--- Given data ---
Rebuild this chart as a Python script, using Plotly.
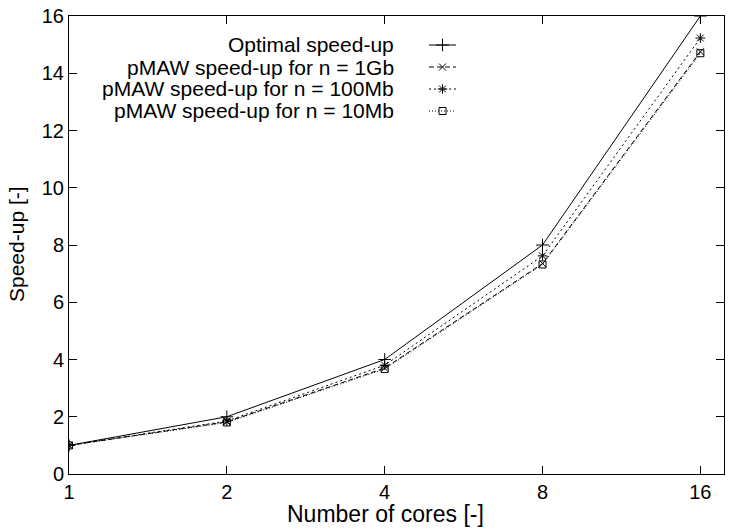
import math
import plotly.graph_objects as go

cores = [1, 2, 4, 8, 16]
optimal = [1, 2, 4, 8, 16]
pmaw_1gb = [1, 1.82, 3.70, 7.35, 14.75]
pmaw_100mb = [1, 1.85, 3.80, 7.62, 15.23]
pmaw_10mb = [1, 1.80, 3.67, 7.32, 14.70]
names = ["Optimal speed-up", "pMAW speed-up for n = 1Gb",
         "pMAW speed-up for n = 100Mb", "pMAW speed-up for n = 10Mb"]
x_ticks = [1, 2, 4, 8, 16]
y_ticks = [0, 2, 4, 6, 8, 10, 12, 14, 16]
x_title = "Number of cores [-]"
y_title = "Speed-up [-]"

W, H = 730, 529
L, R, T, B = 69, 6, 16, 55
PW, PH = W - L - R, H - T - B
FONT = "Liberation Sans, Arial, Helvetica, sans-serif"


def px(x):
    return (x - L) / PW


def py(y):
    return (H - B - y) / PH


series = [optimal, pmaw_1gb, pmaw_100mb, pmaw_10mb]
dashes = ["solid", "5px,3px", "2px,3px", "1px,2px"]
symbols = ["cross-thin-open", "x-thin-open", "asterisk-open", "square-open"]
sizes = [9, 7, 8, 7]

fig = go.Figure()
for ys, nm, d, s, sz in zip(series, names, dashes, symbols, sizes):
    fig.add_trace(go.Scatter(
        x=cores, y=ys, name=nm, mode="lines+markers",
        line=dict(color="black", width=1, dash=d),
        marker=dict(symbol=s, size=sz, color="black",
                    line=dict(color="black", width=1)),
        showlegend=False))

# manual gnuplot-style legend (text right-aligned, sample on the right)
leg_y = [45, 67, 89, 111]
text_right = 396
sx0, sx1 = 429, 456
for nm, d, s, sz, ly in zip(names, dashes, symbols, sizes, leg_y):
    fig.add_annotation(x=px(text_right), y=py(ly), xref="paper", yref="paper",
                       text=nm, showarrow=False, xanchor="right",
                       yanchor="middle",
                       font=dict(family=FONT, size=21, color="black"))
    fig.add_trace(go.Scatter(
        x=[sx0, (sx0 + sx1) / 2, sx1], y=[ly, ly, ly], xaxis="x2", yaxis="y2",
        mode="lines", line=dict(color="black", width=1, dash=d),
        showlegend=False, hoverinfo="skip"))
    fig.add_trace(go.Scatter(
        x=[(sx0 + sx1) / 2], y=[ly], xaxis="x2", yaxis="y2",
        mode="markers",
        marker=dict(symbol=s, size=sz, color="black",
                    line=dict(color="black", width=1)),
        showlegend=False, hoverinfo="skip"))

# axis titles as annotations (placed like the gnuplot original)
fig.add_annotation(x=px(385), y=py(514), xref="paper", yref="paper",
                   text=x_title, showarrow=False, xanchor="center",
                   yanchor="middle",
                   font=dict(family=FONT, size=23, color="black"))
fig.add_annotation(x=px(16), y=py(244), xref="paper", yref="paper",
                   text=y_title, textangle=-90, showarrow=False,
                   xanchor="center", yanchor="middle",
                   font=dict(family=FONT, size=21, color="black"))

fig.update_layout(
    width=W, height=H,
    margin=dict(l=L, r=R, t=T, b=B),
    paper_bgcolor="white", plot_bgcolor="white",
    font=dict(family=FONT, size=20, color="black"),
    xaxis=dict(type="log", range=[0, math.log10(17.75)],
               tickvals=x_ticks, ticktext=[str(v) for v in x_ticks],
               ticks="inside", ticklen=8, tickwidth=1, tickcolor="black",
               showline=True, linecolor="black", linewidth=1, mirror="allticks",
               showgrid=False, zeroline=False, tickfont=dict(size=20)),
    yaxis=dict(range=[0, 16], tickvals=y_ticks,
               ticks="inside", ticklen=8, tickwidth=1, tickcolor="black",
               showline=True, linecolor="black", linewidth=1, mirror="allticks",
               showgrid=False, zeroline=False, tickfont=dict(size=20)),
    xaxis2=dict(range=[L, W - R], overlaying="x", visible=False, fixedrange=True),
    yaxis2=dict(range=[H - B, T], overlaying="y", visible=False, fixedrange=True),
    showlegend=False,
)

fig.write_html("out.html")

--- Problem requirements ---
Leave out the pictures and restate everything else word for word.

--- Finished answer ---
Rebuild this chart as a Python script, using Plotly.
import math
import plotly.graph_objects as go

cores = [1, 2, 4, 8, 16]
optimal = [1, 2, 4, 8, 16]
pmaw_1gb = [1, 1.82, 3.70, 7.35, 14.75]
pmaw_100mb = [1, 1.85, 3.80, 7.62, 15.23]
pmaw_10mb = [1, 1.80, 3.67, 7.32, 14.70]
names = ["Optimal speed-up", "pMAW speed-up for n = 1Gb",
         "pMAW speed-up for n = 100Mb", "pMAW speed-up for n = 10Mb"]
x_ticks = [1, 2, 4, 8, 16]
y_ticks = [0, 2, 4, 6, 8, 10, 12, 14, 16]
x_title = "Number of cores [-]"
y_title = "Speed-up [-]"

W, H = 730, 529
L, R, T, B = 69, 6, 16, 55
PW, PH = W - L - R, H - T - B
FONT = "Liberation Sans, Arial, Helvetica, sans-serif"


def px(x):
    return (x - L) / PW


def py(y):
    return (H - B - y) / PH


series = [optimal, pmaw_1gb, pmaw_100mb, pmaw_10mb]
dashes = ["solid", "5px,3px", "2px,3px", "1px,2px"]
symbols = ["cross-thin-open", "x-thin-open", "asterisk-open", "square-open"]
sizes = [9, 7, 8, 7]

fig = go.Figure()
for ys, nm, d, s, sz in zip(series, names, dashes, symbols, sizes):
    fig.add_trace(go.Scatter(
        x=cores, y=ys, name=nm, mode="lines+markers",
        line=dict(color="black", width=1, dash=d),
        marker=dict(symbol=s, size=sz, color="black",
                    line=dict(color="black", width=1)),
        showlegend=False))

# manual gnuplot-style legend (text right-aligned, sample on the right)
leg_y = [45, 67, 89, 111]
text_right = 396
sx0, sx1 = 429, 456
for nm, d, s, sz, ly in zip(names, dashes, symbols, sizes, leg_y):
    fig.add_annotation(x=px(text_right), y=py(ly), xref="paper", yref="paper",
                       text=nm, showarrow=False, xanchor="right",
                       yanchor="middle",
                       font=dict(family=FONT, size=21, color="black"))
    fig.add_trace(go.Scatter(
        x=[sx0, (sx0 + sx1) / 2, sx1], y=[ly, ly, ly], xaxis="x2", yaxis="y2",
        mode="lines", line=dict(color="black", width=1, dash=d),
        showlegend=False, hoverinfo="skip"))
    fig.add_trace(go.Scatter(
        x=[(sx0 + sx1) / 2], y=[ly], xaxis="x2", yaxis="y2",
        mode="markers",
        marker=dict(symbol=s, size=sz, color="black",
                    line=dict(color="black", width=1)),
        showlegend=False, hoverinfo="skip"))

# axis titles as annotations (placed like the gnuplot original)
fig.add_annotation(x=px(385), y=py(514), xref="paper", yref="paper",
                   text=x_title, showarrow=False, xanchor="center",
                   yanchor="middle",
                   font=dict(family=FONT, size=23, color="black"))
fig.add_annotation(x=px(16), y=py(244), xref="paper", yref="paper",
                   text=y_title, textangle=-90, showarrow=False,
                   xanchor="center", yanchor="middle",
                   font=dict(family=FONT, size=21, color="black"))

fig.update_layout(
    width=W, height=H,
    margin=dict(l=L, r=R, t=T, b=B),
    paper_bgcolor="white", plot_bgcolor="white",
    font=dict(family=FONT, size=20, color="black"),
    xaxis=dict(type="log", range=[0, math.log10(17.75)],
               tickvals=x_ticks, ticktext=[str(v) for v in x_ticks],
               ticks="inside", ticklen=8, tickwidth=1, tickcolor="black",
               showline=True, linecolor="black", linewidth=1, mirror="allticks",
               showgrid=False, zeroline=False, tickfont=dict(size=20)),
    yaxis=dict(range=[0, 16], tickvals=y_ticks,
               ticks="inside", ticklen=8, tickwidth=1, tickcolor="black",
               showline=True, linecolor="black", linewidth=1, mirror="allticks",
               showgrid=False, zeroline=False, tickfont=dict(size=20)),
    xaxis2=dict(range=[L, W - R], overlaying="x", visible=False, fixedrange=True),
    yaxis2=dict(range=[H - B, T], overlaying="y", visible=False, fixedrange=True),
    showlegend=False,
)

fig.write_html("out.html")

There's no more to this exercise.